Written exercise:
Below this line is a listing that includes pictures. Copy exactly, and only, the lines from the one containing "Convert this chart to Plotly.js code." through the one containing "const seriesNames = ['850"; the pictures do not go in the copy.

Records from a data source:
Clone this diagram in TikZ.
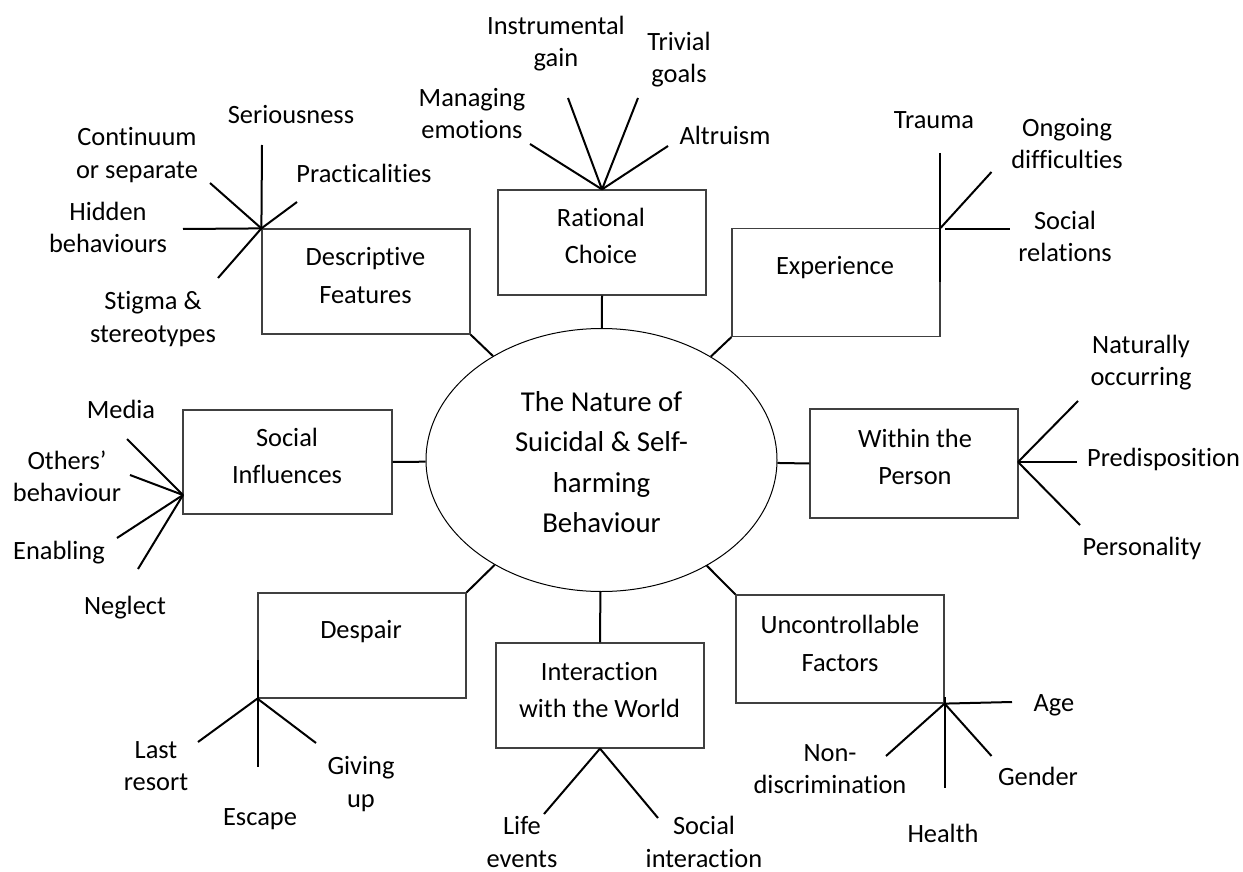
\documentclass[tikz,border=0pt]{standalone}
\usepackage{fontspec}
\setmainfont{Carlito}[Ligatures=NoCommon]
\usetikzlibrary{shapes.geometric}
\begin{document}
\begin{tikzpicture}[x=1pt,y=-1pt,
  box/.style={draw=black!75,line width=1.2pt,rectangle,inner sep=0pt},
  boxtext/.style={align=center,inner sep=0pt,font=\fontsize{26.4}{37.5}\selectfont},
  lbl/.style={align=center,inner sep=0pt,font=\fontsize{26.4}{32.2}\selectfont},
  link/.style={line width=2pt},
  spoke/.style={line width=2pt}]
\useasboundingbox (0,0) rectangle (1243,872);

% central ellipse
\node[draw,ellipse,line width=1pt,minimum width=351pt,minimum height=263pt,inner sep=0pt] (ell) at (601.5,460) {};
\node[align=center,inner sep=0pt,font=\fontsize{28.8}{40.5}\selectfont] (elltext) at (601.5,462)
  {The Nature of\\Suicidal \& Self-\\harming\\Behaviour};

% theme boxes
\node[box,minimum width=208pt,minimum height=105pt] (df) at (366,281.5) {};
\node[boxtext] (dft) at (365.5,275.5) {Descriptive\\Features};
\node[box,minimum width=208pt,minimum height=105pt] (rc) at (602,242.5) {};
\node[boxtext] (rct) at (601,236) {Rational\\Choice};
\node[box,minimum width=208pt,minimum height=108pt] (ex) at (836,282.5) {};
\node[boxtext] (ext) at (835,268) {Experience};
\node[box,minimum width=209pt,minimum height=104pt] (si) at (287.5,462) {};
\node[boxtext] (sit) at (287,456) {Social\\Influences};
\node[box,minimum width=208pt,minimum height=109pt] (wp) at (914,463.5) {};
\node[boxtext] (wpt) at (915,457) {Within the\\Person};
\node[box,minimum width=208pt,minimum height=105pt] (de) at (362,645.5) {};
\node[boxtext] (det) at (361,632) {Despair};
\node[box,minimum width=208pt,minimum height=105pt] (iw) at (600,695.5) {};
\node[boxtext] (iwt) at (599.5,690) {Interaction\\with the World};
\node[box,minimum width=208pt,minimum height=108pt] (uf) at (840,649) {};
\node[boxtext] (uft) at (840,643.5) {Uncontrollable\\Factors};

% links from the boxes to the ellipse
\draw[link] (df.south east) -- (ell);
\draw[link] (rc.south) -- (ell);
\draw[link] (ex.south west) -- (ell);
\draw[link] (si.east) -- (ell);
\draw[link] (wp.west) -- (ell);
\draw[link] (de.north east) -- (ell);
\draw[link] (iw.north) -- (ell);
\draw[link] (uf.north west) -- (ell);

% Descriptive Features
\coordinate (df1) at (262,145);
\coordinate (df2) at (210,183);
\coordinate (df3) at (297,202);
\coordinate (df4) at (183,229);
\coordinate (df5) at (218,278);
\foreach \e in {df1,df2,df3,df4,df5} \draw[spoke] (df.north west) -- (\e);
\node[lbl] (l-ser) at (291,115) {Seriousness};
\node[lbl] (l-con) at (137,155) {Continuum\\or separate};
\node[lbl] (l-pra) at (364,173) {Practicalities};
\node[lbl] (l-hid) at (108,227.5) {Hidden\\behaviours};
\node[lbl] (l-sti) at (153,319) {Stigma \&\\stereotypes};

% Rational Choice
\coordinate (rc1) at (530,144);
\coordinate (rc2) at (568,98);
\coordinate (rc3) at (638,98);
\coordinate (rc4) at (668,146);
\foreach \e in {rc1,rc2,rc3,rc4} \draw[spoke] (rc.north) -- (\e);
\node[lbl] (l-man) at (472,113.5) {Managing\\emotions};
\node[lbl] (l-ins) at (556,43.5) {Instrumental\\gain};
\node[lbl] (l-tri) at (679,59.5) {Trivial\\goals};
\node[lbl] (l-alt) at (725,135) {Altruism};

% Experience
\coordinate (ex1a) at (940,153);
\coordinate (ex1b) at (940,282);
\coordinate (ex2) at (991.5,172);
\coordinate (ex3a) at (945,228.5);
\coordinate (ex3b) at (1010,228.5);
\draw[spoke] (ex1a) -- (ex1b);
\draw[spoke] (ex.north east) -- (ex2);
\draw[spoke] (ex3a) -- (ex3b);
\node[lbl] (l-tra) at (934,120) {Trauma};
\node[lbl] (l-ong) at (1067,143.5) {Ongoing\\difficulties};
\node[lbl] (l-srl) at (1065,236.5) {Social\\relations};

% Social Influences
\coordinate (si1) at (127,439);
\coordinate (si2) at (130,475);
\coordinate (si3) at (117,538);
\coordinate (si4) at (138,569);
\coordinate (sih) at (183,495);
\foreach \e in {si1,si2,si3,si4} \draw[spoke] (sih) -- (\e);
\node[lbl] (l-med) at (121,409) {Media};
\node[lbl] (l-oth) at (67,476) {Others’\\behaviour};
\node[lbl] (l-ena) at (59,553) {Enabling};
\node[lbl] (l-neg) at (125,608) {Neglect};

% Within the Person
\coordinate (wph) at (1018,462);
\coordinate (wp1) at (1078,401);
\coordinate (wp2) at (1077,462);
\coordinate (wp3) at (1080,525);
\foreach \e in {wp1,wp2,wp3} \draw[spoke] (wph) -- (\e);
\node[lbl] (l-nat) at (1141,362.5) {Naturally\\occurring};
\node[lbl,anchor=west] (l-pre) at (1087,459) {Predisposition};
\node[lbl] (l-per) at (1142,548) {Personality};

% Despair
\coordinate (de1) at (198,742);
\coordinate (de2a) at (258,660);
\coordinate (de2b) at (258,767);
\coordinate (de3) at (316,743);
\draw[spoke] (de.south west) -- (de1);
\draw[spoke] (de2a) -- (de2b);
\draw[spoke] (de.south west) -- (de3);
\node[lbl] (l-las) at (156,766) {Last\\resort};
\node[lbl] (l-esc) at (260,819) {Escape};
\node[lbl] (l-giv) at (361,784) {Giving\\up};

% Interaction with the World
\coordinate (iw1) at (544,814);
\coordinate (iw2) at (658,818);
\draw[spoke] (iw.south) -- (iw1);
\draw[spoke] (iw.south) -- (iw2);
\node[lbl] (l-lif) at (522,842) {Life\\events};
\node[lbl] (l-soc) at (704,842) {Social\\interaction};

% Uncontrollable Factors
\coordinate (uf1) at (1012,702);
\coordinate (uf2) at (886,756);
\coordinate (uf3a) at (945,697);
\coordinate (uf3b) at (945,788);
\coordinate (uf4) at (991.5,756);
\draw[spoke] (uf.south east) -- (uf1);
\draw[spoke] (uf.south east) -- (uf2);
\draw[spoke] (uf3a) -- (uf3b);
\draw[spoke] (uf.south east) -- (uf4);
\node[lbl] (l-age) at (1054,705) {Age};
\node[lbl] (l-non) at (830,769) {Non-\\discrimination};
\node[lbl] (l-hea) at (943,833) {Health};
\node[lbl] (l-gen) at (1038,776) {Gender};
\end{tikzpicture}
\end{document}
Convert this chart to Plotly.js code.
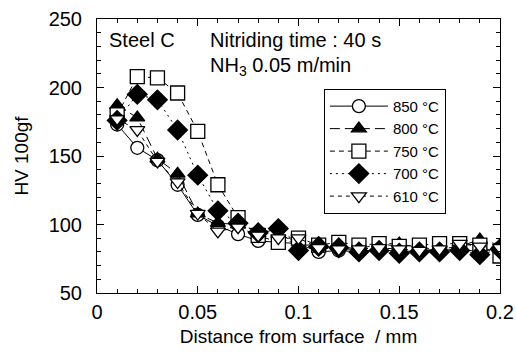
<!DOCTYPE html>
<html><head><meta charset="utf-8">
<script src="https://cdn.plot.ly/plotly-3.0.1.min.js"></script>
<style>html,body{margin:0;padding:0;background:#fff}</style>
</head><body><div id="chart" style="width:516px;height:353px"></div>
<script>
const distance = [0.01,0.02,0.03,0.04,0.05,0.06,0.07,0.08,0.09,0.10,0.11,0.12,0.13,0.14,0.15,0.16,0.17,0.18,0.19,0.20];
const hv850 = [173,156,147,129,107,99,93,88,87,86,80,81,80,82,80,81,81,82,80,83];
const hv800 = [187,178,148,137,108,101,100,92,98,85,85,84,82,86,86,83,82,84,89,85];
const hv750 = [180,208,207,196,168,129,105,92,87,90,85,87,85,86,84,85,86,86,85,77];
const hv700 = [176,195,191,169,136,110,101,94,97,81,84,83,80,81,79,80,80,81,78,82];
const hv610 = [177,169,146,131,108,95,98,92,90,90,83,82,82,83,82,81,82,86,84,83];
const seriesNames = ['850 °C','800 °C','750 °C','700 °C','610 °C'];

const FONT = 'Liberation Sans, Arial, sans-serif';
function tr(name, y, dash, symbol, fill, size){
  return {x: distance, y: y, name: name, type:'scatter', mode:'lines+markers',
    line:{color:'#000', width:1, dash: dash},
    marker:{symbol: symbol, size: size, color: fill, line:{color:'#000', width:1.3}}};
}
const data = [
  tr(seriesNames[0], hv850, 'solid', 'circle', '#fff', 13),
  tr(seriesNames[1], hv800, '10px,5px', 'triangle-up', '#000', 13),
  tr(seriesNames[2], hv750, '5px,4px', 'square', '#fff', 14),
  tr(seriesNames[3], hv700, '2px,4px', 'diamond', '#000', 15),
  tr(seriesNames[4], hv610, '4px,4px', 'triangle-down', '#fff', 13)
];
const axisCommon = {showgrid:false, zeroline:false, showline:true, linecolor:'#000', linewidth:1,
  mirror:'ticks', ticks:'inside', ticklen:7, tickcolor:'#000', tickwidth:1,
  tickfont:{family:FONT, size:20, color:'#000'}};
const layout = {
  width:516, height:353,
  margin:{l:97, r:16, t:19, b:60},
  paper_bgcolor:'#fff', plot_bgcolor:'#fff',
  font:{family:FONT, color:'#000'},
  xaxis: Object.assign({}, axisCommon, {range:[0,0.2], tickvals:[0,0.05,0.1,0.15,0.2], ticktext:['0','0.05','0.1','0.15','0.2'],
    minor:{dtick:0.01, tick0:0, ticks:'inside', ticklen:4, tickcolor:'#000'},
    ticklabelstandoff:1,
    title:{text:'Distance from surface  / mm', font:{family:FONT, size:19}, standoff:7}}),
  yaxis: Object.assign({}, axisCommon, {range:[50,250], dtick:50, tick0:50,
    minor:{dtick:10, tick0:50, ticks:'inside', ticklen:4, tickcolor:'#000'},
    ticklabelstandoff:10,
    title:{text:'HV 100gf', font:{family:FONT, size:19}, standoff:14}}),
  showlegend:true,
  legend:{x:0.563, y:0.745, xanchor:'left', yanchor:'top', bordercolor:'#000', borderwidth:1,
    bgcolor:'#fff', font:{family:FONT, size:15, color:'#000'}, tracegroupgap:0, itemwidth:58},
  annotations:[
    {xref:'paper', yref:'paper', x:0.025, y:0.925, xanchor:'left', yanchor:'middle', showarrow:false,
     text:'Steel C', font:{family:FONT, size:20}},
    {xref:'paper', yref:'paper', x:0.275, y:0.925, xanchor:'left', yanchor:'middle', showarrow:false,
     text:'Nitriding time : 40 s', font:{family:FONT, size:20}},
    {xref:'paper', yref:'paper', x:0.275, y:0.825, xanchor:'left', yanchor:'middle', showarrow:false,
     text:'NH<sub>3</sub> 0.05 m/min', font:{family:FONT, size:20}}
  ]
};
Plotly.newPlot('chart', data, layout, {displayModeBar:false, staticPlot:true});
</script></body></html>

Answer to this problem:
Convert this chart to Plotly.js code.
<!DOCTYPE html>
<html><head><meta charset="utf-8">
<script src="https://cdn.plot.ly/plotly-3.0.1.min.js"></script>
<style>html,body{margin:0;padding:0;background:#fff}</style>
</head><body><div id="chart" style="width:516px;height:353px"></div>
<script>
const distance = [0.01,0.02,0.03,0.04,0.05,0.06,0.07,0.08,0.09,0.10,0.11,0.12,0.13,0.14,0.15,0.16,0.17,0.18,0.19,0.20];
const hv850 = [173,156,147,129,107,99,93,88,87,86,80,81,80,82,80,81,81,82,80,83];
const hv800 = [187,178,148,137,108,101,100,92,98,85,85,84,82,86,86,83,82,84,89,85];
const hv750 = [180,208,207,196,168,129,105,92,87,90,85,87,85,86,84,85,86,86,85,77];
const hv700 = [176,195,191,169,136,110,101,94,97,81,84,83,80,81,79,80,80,81,78,82];
const hv610 = [177,169,146,131,108,95,98,92,90,90,83,82,82,83,82,81,82,86,84,83];
const seriesNames = ['850 °C','800 °C','750 °C','700 °C','610 °C'];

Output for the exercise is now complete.